Lucille Tostée (1837- 1874) was a French soprano, associated with opéra-bouffe in Paris and the US in the mid-19th century, particularly in the works of Offenbach.

==Life and career==
Tostée's first role at the Théâtre des Bouffes Parisiens was as Scipionne in Les vivandières de la grande-armée in 1859, swiftly followed by a revival of La rose de Saint-Flour, and she remained a star in the Paris opéra-bouffe from the early 1860s to her death.

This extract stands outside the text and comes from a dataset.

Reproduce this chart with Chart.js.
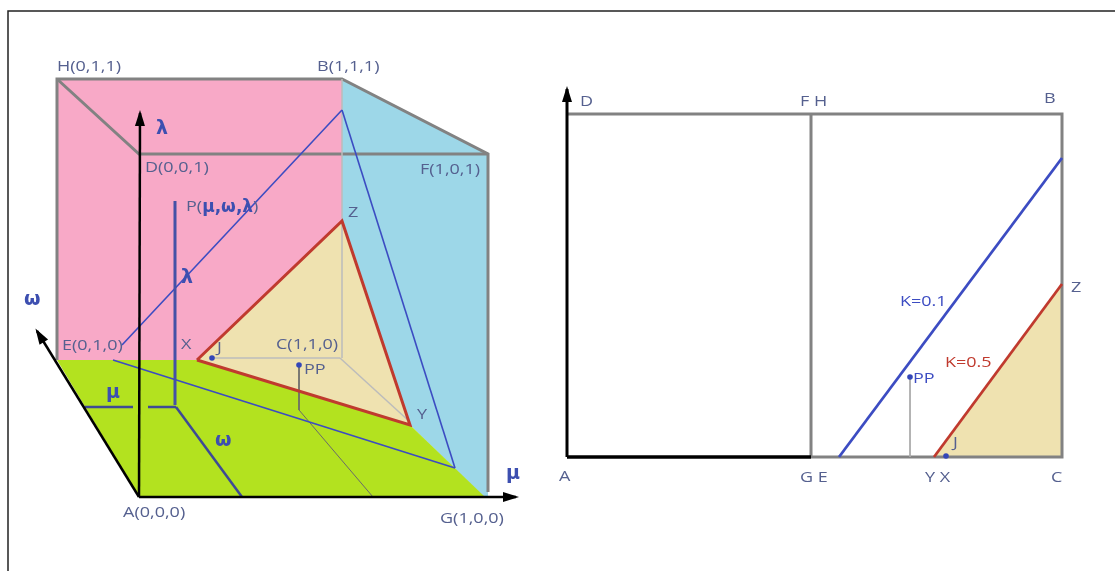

She created roles in Offenbachs's Le pont des soupirs (Amoroso, 1861), Les bavards (Béatrix, 1862), and Il signor Fagotto (Fabricio, 1863). She toured with the Bouffes company to Vienna in 1861 and 1862, appearing at the Theater am Franz-Josefs-Kai.

In 1867 she travelled to New York to appear at the Théâtre Français, starring in Geneviève de Brabant, La belle Hélène, Lischen et Fritzchen and Orphée aux Enfers. Later the emergence of Zulma Bouffar diminished her opportunities.

Other creations included Gotte in the collaborative work Les musiciens de l’orchestre, Léonore in Le roman comique, and Théâtre-Bouffe in La tradition by Delibes.